Founder Profile
Takeo Fujisawa
Last reviewed: 2026 · By Swet Parvadiya
Background
Takeo Fujisawa came from a business and sales background rather than an engineering workshop, which made him the crucial counterweight to Soichiro Honda. Before joining Honda, he had experience in commercial operations, finance, and distribution, and he understood that product brilliance alone could not build a durable company. He met Soichiro Honda in 1949, shortly after Honda Motor had been founded, and joined as managing director. Postwar Japan was short of capital and full of small manufacturers, so Fujisawa's challenge was to turn Honda from a technically interesting workshop into a company with cash discipline, dealers, suppliers, credit, and repeatable sales. He separated the commercial system from Soichiro Honda's engineering world without weakening either side, creating a partnership that let the company scale while preserving its technical drive.
Founding Story
Takeo Fujisawa co-founded Honda's modern operating logic by building the business architecture around Soichiro Honda's machines.
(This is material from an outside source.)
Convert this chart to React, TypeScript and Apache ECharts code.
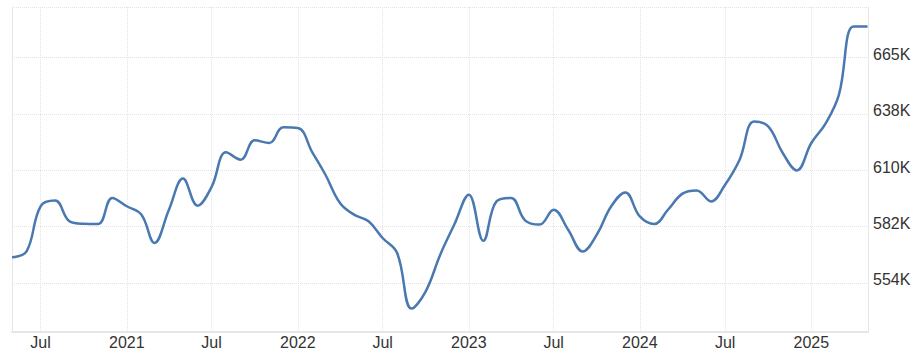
import React, { useEffect, useRef } from "react";
import * as echarts from "echarts";

// Monthly observations (thousands), May 2020 .. May 2025
const startMonth = "2020-05";
const values: number[] = [
  567.0, 569.9, 592.1, 594.9, 584.7, 583.5, 583.4, 596.2, // May 2020 - Dec 2020
  592.1, 588.0, 574.1, 590.4, 605.7, 592.4, 601.6, 618.6, 615.0, 624.5, 623.2, 630.9, // 2021
  630.6, 618.6, 607.6, 593.7, 588.0, 584.7, 576.5, 569.1, 541.8, 550.3, 568.3, 583.1, // 2022
  597.8, 575.2, 594.5, 596.2, 585.2, 583.1, 590.4, 580.6, 569.9, 578.1, 592.1, 598.9, // 2023
  587.1, 583.4, 590.4, 598.3, 599.9, 594.5, 602.7, 615.0, 633.8, 631.4, 618.3, 609.7, // 2024
  623.2, 633.0, 647.0, 680.5, 680.5, // 2025
];

const xTickDates = [
  "2020-07-01", "2021-01-01", "2021-07-01", "2022-01-01", "2022-07-01",
  "2023-01-01", "2023-07-01", "2024-01-01", "2024-07-01", "2025-01-01",
];

// y gridlines (thousands) labelled 554K, 582K, 610K, 638K, 665K
const yTickValues = [554.4, 582.12, 609.84, 637.56, 665.28];
const yMin = 530.3;
const yMax = 690.05;
const xMin = "2020-05-01";
const xMax = "2025-05-02";

function ts(s: string): number {
  return new Date(s + "T00:00:00Z").getTime();
}

function monthDates(start: string, n: number): number[] {
  const [y, m] = start.split("-").map(Number);
  const out: number[] = [];
  for (let i = 0; i < n; i++) {
    out.push(Date.UTC(y, m - 1 + i, 1));
  }
  return out;
}

export default function App() {
  const ref = useRef<HTMLDivElement>(null);
  useEffect(() => {
    document.body.style.margin = "0";
    if (!ref.current) return;
    const chart = echarts.init(ref.current, undefined, { renderer: "svg" });
    const dates = monthDates(startMonth, values.length);
    const seriesData = values.map((v, i) => [dates[i], v]);
    const tickTs = xTickDates.map(ts);
    const yTicksAll = [...yTickValues, yMax];
    const gridColor = "#e3e3e3";
    const textStyle = { color: "#333", fontSize: 16, fontFamily: "Liberation Sans, Arial, sans-serif" };
    chart.setOption({
      animation: false,
      grid: { left: 12, right: 53, top: 7, bottom: 28, containLabel: false },
      xAxis: {
        type: "value",
        min: ts(xMin),
        max: ts(xMax),
        axisLine: { show: true, lineStyle: { color: "#e6e6e6", width: 2 } },
        axisTick: { show: false, customValues: tickTs },
        axisLabel: {
          ...textStyle,
          margin: 2,
          customValues: tickTs,
          formatter: (v: number) => {
            const d = new Date(v);
            return d.getUTCMonth() === 6 ? "Jul" : String(d.getUTCFullYear());
          },
        },
        splitLine: { show: true, lineStyle: { color: gridColor, type: "dotted", width: 1 } },
      },
      yAxis: [
        {
          type: "value",
          position: "right",
          min: yMin,
          max: yMax,
          axisLine: { show: true, lineStyle: { color: "#e6e6e6", width: 1 } },
          axisTick: { show: false, customValues: yTicksAll },
          axisLabel: {
            ...textStyle,
            margin: 5,
            customValues: yTicksAll,
            verticalAlign: "bottom",
            lineHeight: 6,
            formatter: (v: number) => (v >= yMax - 0.01 ? "" : Math.round(v) + "K"),
          },
          splitLine: { show: true, lineStyle: { color: gridColor, type: "dotted", width: 1 } },
        },
        {
          type: "value",
          position: "left",
          min: yMin,
          max: yMax,
          axisLine: { show: true, lineStyle: { color: "#e6e6e6", width: 1 } },
          axisTick: { show: false },
          axisLabel: { show: false },
          splitLine: { show: false },
        },
      ],
      series: [
        {
          type: "line",
          data: seriesData,
          yAxisIndex: 0,
          smooth: 0.4,
          showSymbol: false,
          symbol: "none",
          lineStyle: { color: "#4a78b0", width: 2.5 },
        },
      ],
    });
    return () => chart.dispose();
  }, []);
  return <div ref={ref} style={{ width: 921, height: 360 }} />;
}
He developed sales channels, strengthened dealer relationships, managed finance, and helped make Honda products accessible to customers beyond the normal motorcycle enthusiast base. His most important contribution was understanding distribution as a strategic weapon. The Super Cub's success, Honda's rapid domestic expansion, and the 1959 creation of American Honda Motor Co. All depended on commercial systems as much as mechanical design. Fujisawa also helped institutionalize the division between making and selling, giving Honda a culture where engineers could be ambitious because the business side remained disciplined. He retired in 1973 at the same time as Soichiro Honda, signaling that the founding partnership had been a true two-person structure. His legacy is visible whenever Honda pairs technical imagination with dealer economics, financing, and localized market execution.